Boston Federal Reserve Bank President Eric Rosengren, one of the most vocal proponents of Fed asset purchases, said there was a "strong case" for the Fed to stay the course on accommodative policies next year and continue buying a total of $85 billion in bonds each month.
In September, the Fed announced an open-ended bond buying scheme that began with $40 billion per month in mortgage-backed securities.
That new effort to boost the economy comes on top of a separate program in which the Fed was buying $45 billion of longer-term Treasury securities per month with proceeds from sales of a like amount of shorter-term debt.
The latter plan, known as Operation Twist, is set to expire at the end of this month, and most analysts expect the central bank to substitute an equal amount of long-term Treasury buying.
However, James Bullard, president of the St. Louis Fed, argued the central bank should not replace its expiring 'Operation Twist' program on a dollar-for-dollar basis. He said the impact of outright purchases that expand the Fed's $2.8 trillion balance sheet further would be more pronounced than those in Twist, where the funds for long-term buys come from sales or redemptions of short-term maturities.
"If the goal is to keep policy on its present course, the replacement rate should be less than one-for-one," Bullard told the Little Rock Chamber of Commerce. In a separate interview with the Wall Street Journal, Bullard suggested $25 billion as an adequate monthly amount.
The U.S. economy grew at a 2.7 percent annual rate in the third quarter but is expected to have slowed in the final months of the year.

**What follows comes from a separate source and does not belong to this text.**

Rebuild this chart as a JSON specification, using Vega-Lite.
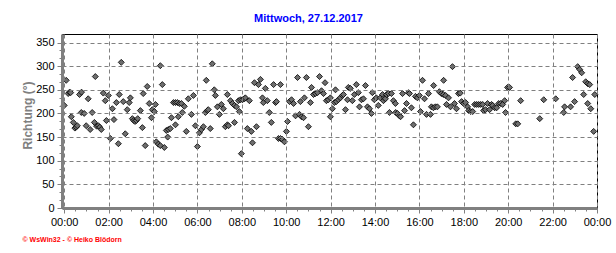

Unemployment remains elevated at 7.9 percent.
William Dudley of the New York Fed argued the Fed's mortgage-backed securities purchases have provided much-needed support to the economy, even if their benefits in easing financial conditions have not been fully passed through from financial institutions down to customers.
"Our policy has been and continues to be effective - though it is certainly not all-powerful in current circumstances," he said at a conference on mortgage finance at the New York Fed, at which his Boston Fed counterpart Rosengren was the keynote speaker.
The conference was aimed at exploring some of the blockages in the transmission of Fed policy to American consumers, Dudley said.
"We are focusing on ... the significant widening of the spread between yields on mortgage-backed securities and primary mortgage rates," he said.
In response to the financial crisis and deep recession of 2007-2009, the Fed had already slashed official rates to zero and bought some $2.3 trillion in government and mortgage-backed bonds prior to the launch of its latest stimulus.